Sunday 15 January 2017

Polaroid II

No sabría decir cuánto hay de tradición y cuánto de gesto espontáneo, cuánta pena detrás del maquillaje, de la cara compungida del amigo o del compañero de oficina que luego se va a su casa, sin culpa alguna, y se afloja el nudo de la corbata y se vuelve a duchar con jabón Sanex y luego baja a la cocina donde existe una máquina de hacer palomitas que salen exactamente como las del cine. No hay culpa alguna. Se abre la nevera y se agarra una botella de Heineken y se comen palomitas y se extiende la mano para rozarle las rodillas a la mujer que se acurruca en el tresillo rinconera. Se acude al funeral sin pensarlo, en muchos casos no hay otra opción. Un ritual pasado de mano en mano.

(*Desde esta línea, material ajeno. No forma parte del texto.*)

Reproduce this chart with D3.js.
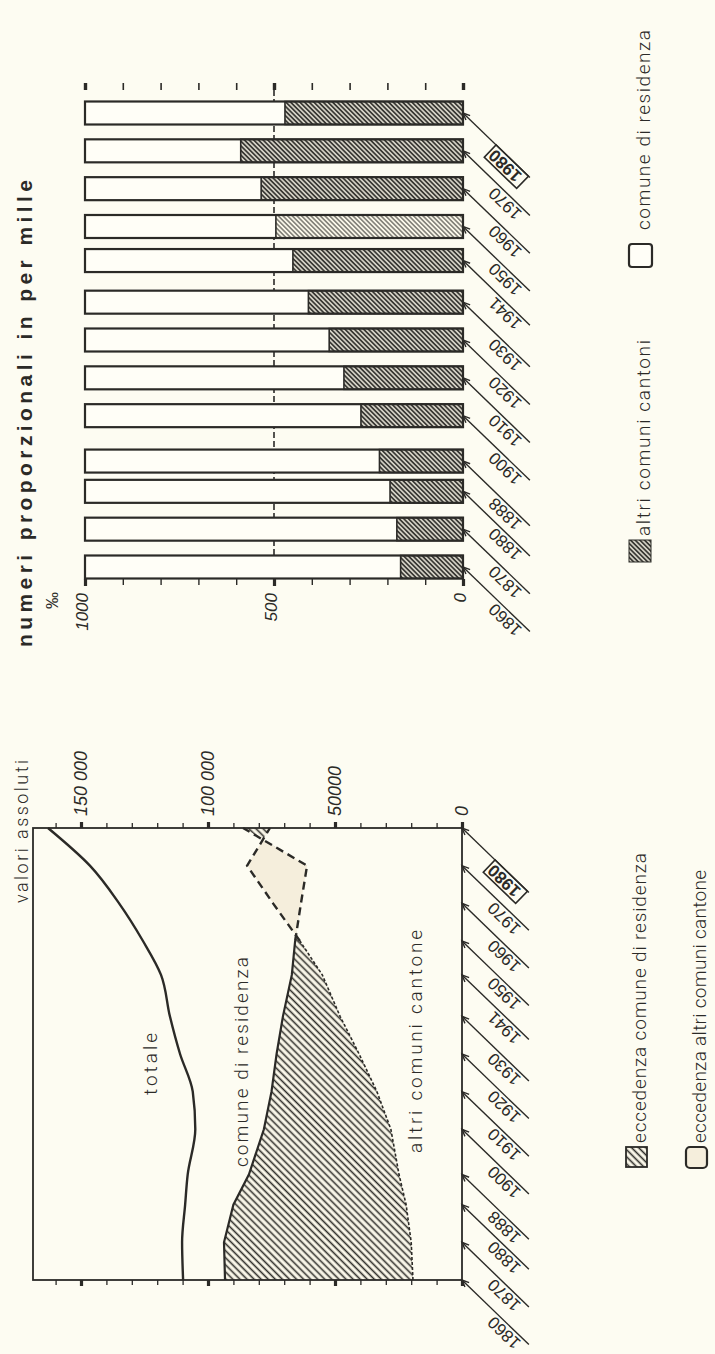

Un tiempo para la reflexión, para mirar fotos del finado, para recordar momentos, la imagen de lo que parece un campamento de verano donde se posa con gesto infantil junto a la persona que acaba de morir.
  Cuando la gente empieza a marcharse no sin antes regalar el gesto más desesperado de todos (se expresa mucho dolor nada más ver al viudo y justo antes de marcharse), el volumen desciende, hay menos pasos en la cocina, menos chin chin de platos, menos movimiento. Ya casi no hay niños a los que gritar para que tengan cuidado mientras juegan al fútbol. Las voces se van apagando y sin embargo eso no significa que los ánimos se calmen dentro de mí. Si acaso todo lo contrario. Cuando las caras van descendiendo en números, cuando ya no hay gente alrededor de esa que es familia lejana o que eran amigos tuyos, entonces nada se va calmando sino lo contrario, el desasosiego crece porque el escudo de la gente se desvanece. Cuando ya solo quedamos cuatro gatos (incluido mi padre), la anestesia va dejando de hacer efecto, las moraduras invocan el dolor y ahora soy yo quien sale al patio a fumar los cigarrillos que alguien ha dejado tras de si. La adrenalina permite que pueda ver y escuchar todo de cerca. El sonido del disco de freno de un coche que ha parado a dejar a su cita en casa, el beso encima del volante, la promesa de volver a verse, de llamarse luego, de no acostarse muy tarde. Escucho a mi madre toser desde la cocina. Escucho a Carol respirar nasalmente como si la tuviese al lado. Escucho a la perfección el sonido de mis órganos, la mecánica hidráulica del corazón, el pulso sanguíneo, el oxígeno filtrado por los pulmones. Puedo escuchar hasta la saliva que desciende garganta abajo. El salón se queda medio vacío y el ritmo se descompone. En el jardín abundan colillas. Las pocas conversaciones que quedan van mutando. Hay ofertas de quedarse a dormir aquí. Hay promesas de volver tan pronto amanezca. Hay posibilidades múltiples. Se hace mucho hincapié en el cansancio mental. Se intercambian recomendaciones de pastillas y vitaminas.
 Toda esta gente ha venido a verme porque tú te has muerto, porque te ha dado por morirte, así de repente. Han venido desde cerca y de lejos. Vecinos, amigos, familiares, colegas de oficina, ex-compañeros de colegio, gente del barrio… Ha venido hasta Marcelo el de la frutería orgánica donde comprabas zanahorias que luego te ibas comiendo por la calle estilo Buggs Bunny. Han venido todos y algunos traían flores y otros comida y algunos incluso bebida. Creo haber escuchado incluso una botella de champagne siendo abierta. Alguien ha traído champagne por considerar que venían a celebrar tu vida y no a llorar tu muerte. 

 Para mí los funerales, sean de quien sean, siempre han equivalido a lo que sería celebrar una derrota. Perder una final de esas gordas, una Superbowl, un campeonato nacional de universidades. Perder de la manera más dolorosa posbile contra Alabama Crimson Tide o contra Richmond y sentarse luego a celebrar el partido y la manera en la que se jugó.